BRIEF ▸ Without including any pictures, write out the listing below exactly.

Start of INFORMATION SUPPLIED

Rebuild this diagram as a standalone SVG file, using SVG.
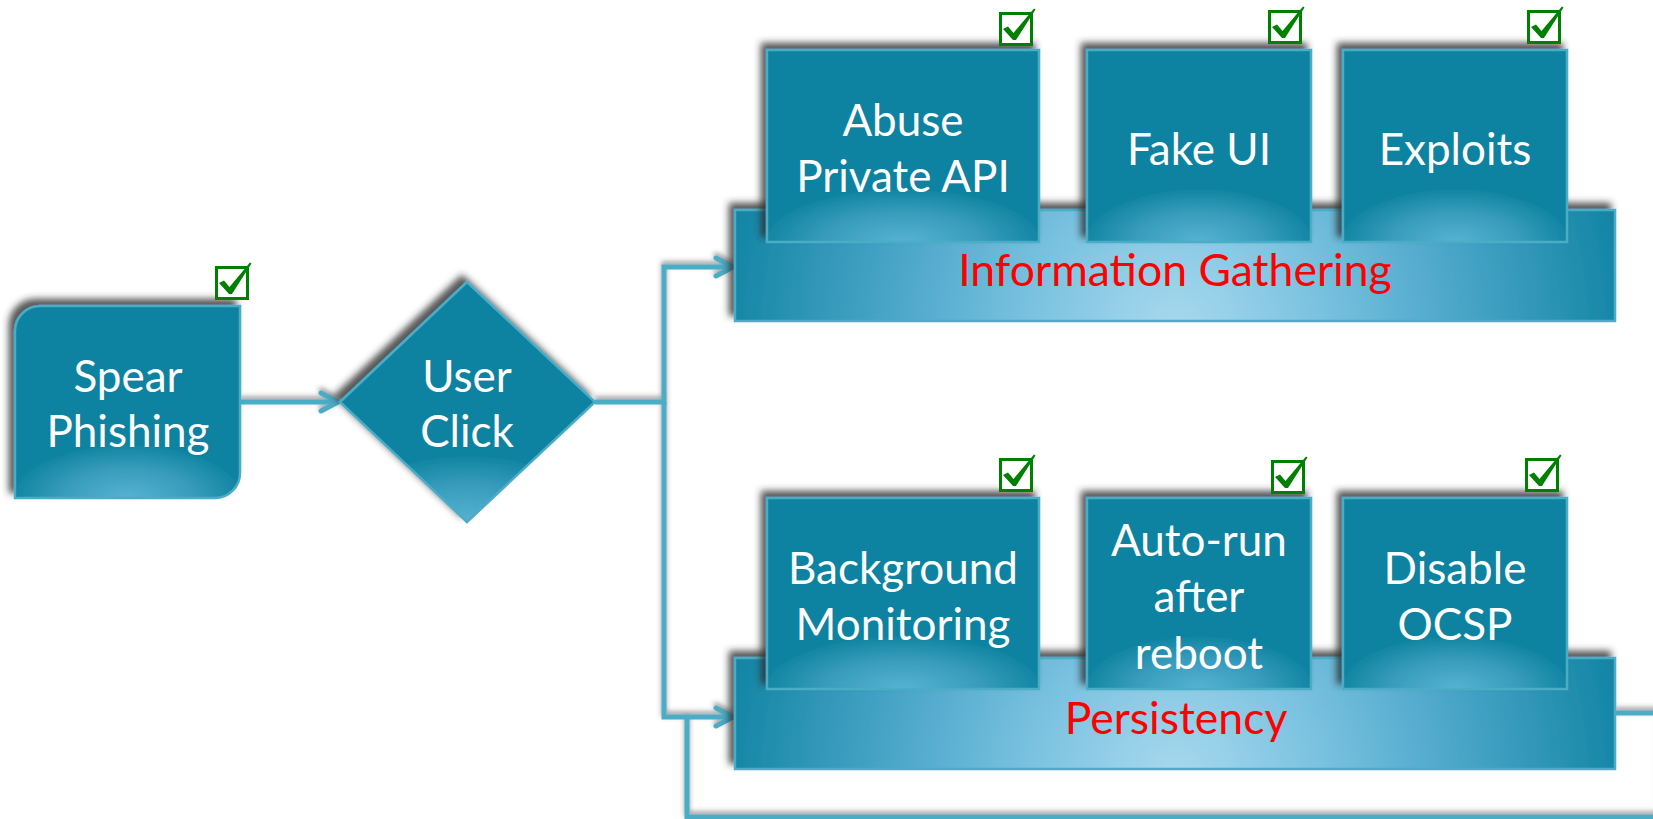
<svg xmlns="http://www.w3.org/2000/svg" width="1653" height="819" viewBox="0 0 1653 819">
<defs>
<style>
.box{fill:url(#boxGrad);stroke:#4bacc6;stroke-width:2.5;filter:url(#sh)}
.bar{fill:url(#barGrad);stroke:#4bacc6;stroke-width:2.5;filter:url(#sh)}
.t{font-family:Lato,'Liberation Sans',sans-serif;font-size:44px;fill:#ffffff;text-anchor:middle}
.r{font-family:Lato,'Liberation Sans',sans-serif;font-size:44.5px;fill:#ff0000;text-anchor:middle}
.conn{fill:none;stroke:#4bacc6;stroke-width:5;stroke-linejoin:miter}
.cb{fill:#ffffff;stroke:#008000;stroke-width:3}
.tick{fill:#008000}
</style>
<filter id="sh" x="-10%" y="-20%" width="120%" height="140%">
<feDropShadow dx="-5" dy="-6" stdDeviation="3.5" flood-color="#2a2a2a" flood-opacity="0.8"/>
</filter>
<filter id="lsh" x="-5%" y="-50%" width="110%" height="200%">
<feDropShadow dx="0" dy="-3" stdDeviation="2.5" flood-color="#444444" flood-opacity="0.55"/>
</filter>
<radialGradient id="boxGrad" cx="0.5" cy="1" r="1" gradientTransform="translate(0.5 1) scale(0.52 0.28) translate(-0.5 -1)">
<stop offset="0" stop-color="#58b2d1"/>
<stop offset="0.55" stop-color="#389cbd"/>
<stop offset="0.93" stop-color="#1688a5"/>
<stop offset="1" stop-color="#0e82a1"/>
</radialGradient>
<radialGradient id="barGrad" cx="0.5" cy="1.1" r="1" gradientTransform="translate(0.5 1.1) scale(0.53 4.2) translate(-0.5 -1.1)">
<stop offset="0" stop-color="#a9d9ee"/>
<stop offset="0.3" stop-color="#7cc3e1"/>
<stop offset="0.65" stop-color="#44a2c5"/>
<stop offset="1" stop-color="#0e82a1"/>
</radialGradient>
<marker id="arr" viewBox="0 0 24 24" refX="21" refY="12" markerWidth="24" markerHeight="24" markerUnits="userSpaceOnUse" orient="auto">
<path d="M4,3 L21,12 L4,21" fill="none" stroke="#4bacc6" stroke-width="5" stroke-linecap="round" stroke-linejoin="round"/>
</marker>
<g id="chk">
<rect class="cb" x="1.5" y="1.5" width="31" height="31"/>
<path class="tick" d="M4,17 L9,14.5 L14.5,21 L35,-3.5 L36.5,-2.5 L17,28 L14,28 Z"/>
</g>
</defs>
<rect x="0" y="0" width="1653" height="819" fill="#ffffff"/>

<g id="connectors" filter="url(#lsh)">
<path class="conn" d="M240,402 H338" marker-end="url(#arr)"/>
<path class="conn" d="M595,402 H664 V267 H733" marker-end="url(#arr)"/>
<path class="conn" d="M664,402 V717 H733" marker-end="url(#arr)"/>
<path class="conn" d="M1615,713 H1660 V817 H687 V717"/>
</g>

<g id="spear-phishing">
<path class="box" d="M15,331 A25,25 0 0 1 40,306 H240 V473 A25,25 0 0 1 215,498 H15 Z"/>
<text class="t" x="128" y="392">Spear</text>
<text class="t" x="128" y="447">Phishing</text>
<use href="#chk" x="215" y="266"/>
</g>

<g id="user-click">
<polygon class="box" points="340,402 467,282 595,402 467,522"/>
<text class="t" x="467" y="392">User</text>
<text class="t" x="467" y="447">Click</text>
</g>

<g id="information-gathering">
<rect class="bar" x="735" y="210" width="880" height="111"/>
<text class="r" x="1175" y="286">Information Gathering</text>
</g>

<g id="abuse-private-api">
<rect class="box" x="767" y="50" width="272" height="192"/>
<text class="t" x="903" y="136">Abuse</text>
<text class="t" x="903" y="192">Private API</text>
<use href="#chk" x="999" y="12"/>
</g>

<g id="fake-ui">
<rect class="box" x="1087" y="50" width="224" height="192"/>
<text class="t" x="1199" y="165">Fake UI</text>
<use href="#chk" x="1268" y="10"/>
</g>

<g id="exploits">
<rect class="box" x="1343" y="50" width="224" height="192"/>
<text class="t" x="1455" y="165">Exploits</text>
<use href="#chk" x="1527" y="10"/>
</g>

<g id="persistency">
<rect class="bar" x="735" y="658" width="880" height="111"/>
<text class="r" x="1176" y="734">Persistency</text>
</g>

<g id="background-monitoring">
<rect class="box" x="767" y="498" width="272" height="191"/>
<text class="t" x="903" y="584">Background</text>
<text class="t" x="903" y="640">Monitoring</text>
<use href="#chk" x="999" y="458"/>
</g>

<g id="auto-run">
<rect class="box" x="1087" y="498" width="224" height="191"/>
<text class="t" x="1199" y="556">Auto-run</text>
<text class="t" x="1199" y="612">after</text>
<text class="t" x="1199" y="669">reboot</text>
<use href="#chk" x="1271" y="460"/>
</g>

<g id="disable-ocsp">
<rect class="box" x="1343" y="498" width="224" height="191"/>
<text class="t" x="1455" y="584">Disable</text>
<text class="t" x="1455" y="640">OCSP</text>
<use href="#chk" x="1525" y="458"/>
</g>
</svg>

End of INFORMATION SUPPLIED

SOLUTION ▸
Rebuild this diagram as a standalone SVG file, using SVG.
<svg xmlns="http://www.w3.org/2000/svg" width="1653" height="819" viewBox="0 0 1653 819">
<defs>
<style>
.box{fill:url(#boxGrad);stroke:#4bacc6;stroke-width:2.5;filter:url(#sh)}
.bar{fill:url(#barGrad);stroke:#4bacc6;stroke-width:2.5;filter:url(#sh)}
.t{font-family:Lato,'Liberation Sans',sans-serif;font-size:44px;fill:#ffffff;text-anchor:middle}
.r{font-family:Lato,'Liberation Sans',sans-serif;font-size:44.5px;fill:#ff0000;text-anchor:middle}
.conn{fill:none;stroke:#4bacc6;stroke-width:5;stroke-linejoin:miter}
.cb{fill:#ffffff;stroke:#008000;stroke-width:3}
.tick{fill:#008000}
</style>
<filter id="sh" x="-10%" y="-20%" width="120%" height="140%">
<feDropShadow dx="-5" dy="-6" stdDeviation="3.5" flood-color="#2a2a2a" flood-opacity="0.8"/>
</filter>
<filter id="lsh" x="-5%" y="-50%" width="110%" height="200%">
<feDropShadow dx="0" dy="-3" stdDeviation="2.5" flood-color="#444444" flood-opacity="0.55"/>
</filter>
<radialGradient id="boxGrad" cx="0.5" cy="1" r="1" gradientTransform="translate(0.5 1) scale(0.52 0.28) translate(-0.5 -1)">
<stop offset="0" stop-color="#58b2d1"/>
<stop offset="0.55" stop-color="#389cbd"/>
<stop offset="0.93" stop-color="#1688a5"/>
<stop offset="1" stop-color="#0e82a1"/>
</radialGradient>
<radialGradient id="barGrad" cx="0.5" cy="1.1" r="1" gradientTransform="translate(0.5 1.1) scale(0.53 4.2) translate(-0.5 -1.1)">
<stop offset="0" stop-color="#a9d9ee"/>
<stop offset="0.3" stop-color="#7cc3e1"/>
<stop offset="0.65" stop-color="#44a2c5"/>
<stop offset="1" stop-color="#0e82a1"/>
</radialGradient>
<marker id="arr" viewBox="0 0 24 24" refX="21" refY="12" markerWidth="24" markerHeight="24" markerUnits="userSpaceOnUse" orient="auto">
<path d="M4,3 L21,12 L4,21" fill="none" stroke="#4bacc6" stroke-width="5" stroke-linecap="round" stroke-linejoin="round"/>
</marker>
<g id="chk">
<rect class="cb" x="1.5" y="1.5" width="31" height="31"/>
<path class="tick" d="M4,17 L9,14.5 L14.5,21 L35,-3.5 L36.5,-2.5 L17,28 L14,28 Z"/>
</g>
</defs>
<rect x="0" y="0" width="1653" height="819" fill="#ffffff"/>

<g id="connectors" filter="url(#lsh)">
<path class="conn" d="M240,402 H338" marker-end="url(#arr)"/>
<path class="conn" d="M595,402 H664 V267 H733" marker-end="url(#arr)"/>
<path class="conn" d="M664,402 V717 H733" marker-end="url(#arr)"/>
<path class="conn" d="M1615,713 H1660 V817 H687 V717"/>
</g>

<g id="spear-phishing">
<path class="box" d="M15,331 A25,25 0 0 1 40,306 H240 V473 A25,25 0 0 1 215,498 H15 Z"/>
<text class="t" x="128" y="392">Spear</text>
<text class="t" x="128" y="447">Phishing</text>
<use href="#chk" x="215" y="266"/>
</g>

<g id="user-click">
<polygon class="box" points="340,402 467,282 595,402 467,522"/>
<text class="t" x="467" y="392">User</text>
<text class="t" x="467" y="447">Click</text>
</g>

<g id="information-gathering">
<rect class="bar" x="735" y="210" width="880" height="111"/>
<text class="r" x="1175" y="286">Information Gathering</text>
</g>

<g id="abuse-private-api">
<rect class="box" x="767" y="50" width="272" height="192"/>
<text class="t" x="903" y="136">Abuse</text>
<text class="t" x="903" y="192">Private API</text>
<use href="#chk" x="999" y="12"/>
</g>

<g id="fake-ui">
<rect class="box" x="1087" y="50" width="224" height="192"/>
<text class="t" x="1199" y="165">Fake UI</text>
<use href="#chk" x="1268" y="10"/>
</g>

<g id="exploits">
<rect class="box" x="1343" y="50" width="224" height="192"/>
<text class="t" x="1455" y="165">Exploits</text>
<use href="#chk" x="1527" y="10"/>
</g>

<g id="persistency">
<rect class="bar" x="735" y="658" width="880" height="111"/>
<text class="r" x="1176" y="734">Persistency</text>
</g>

<g id="background-monitoring">
<rect class="box" x="767" y="498" width="272" height="191"/>
<text class="t" x="903" y="584">Background</text>
<text class="t" x="903" y="640">Monitoring</text>
<use href="#chk" x="999" y="458"/>
</g>

<g id="auto-run">
<rect class="box" x="1087" y="498" width="224" height="191"/>
<text class="t" x="1199" y="556">Auto-run</text>
<text class="t" x="1199" y="612">after</text>
<text class="t" x="1199" y="669">reboot</text>
<use href="#chk" x="1271" y="460"/>
</g>

<g id="disable-ocsp">
<rect class="box" x="1343" y="498" width="224" height="191"/>
<text class="t" x="1455" y="584">Disable</text>
<text class="t" x="1455" y="640">OCSP</text>
<use href="#chk" x="1525" y="458"/>
</g>
</svg>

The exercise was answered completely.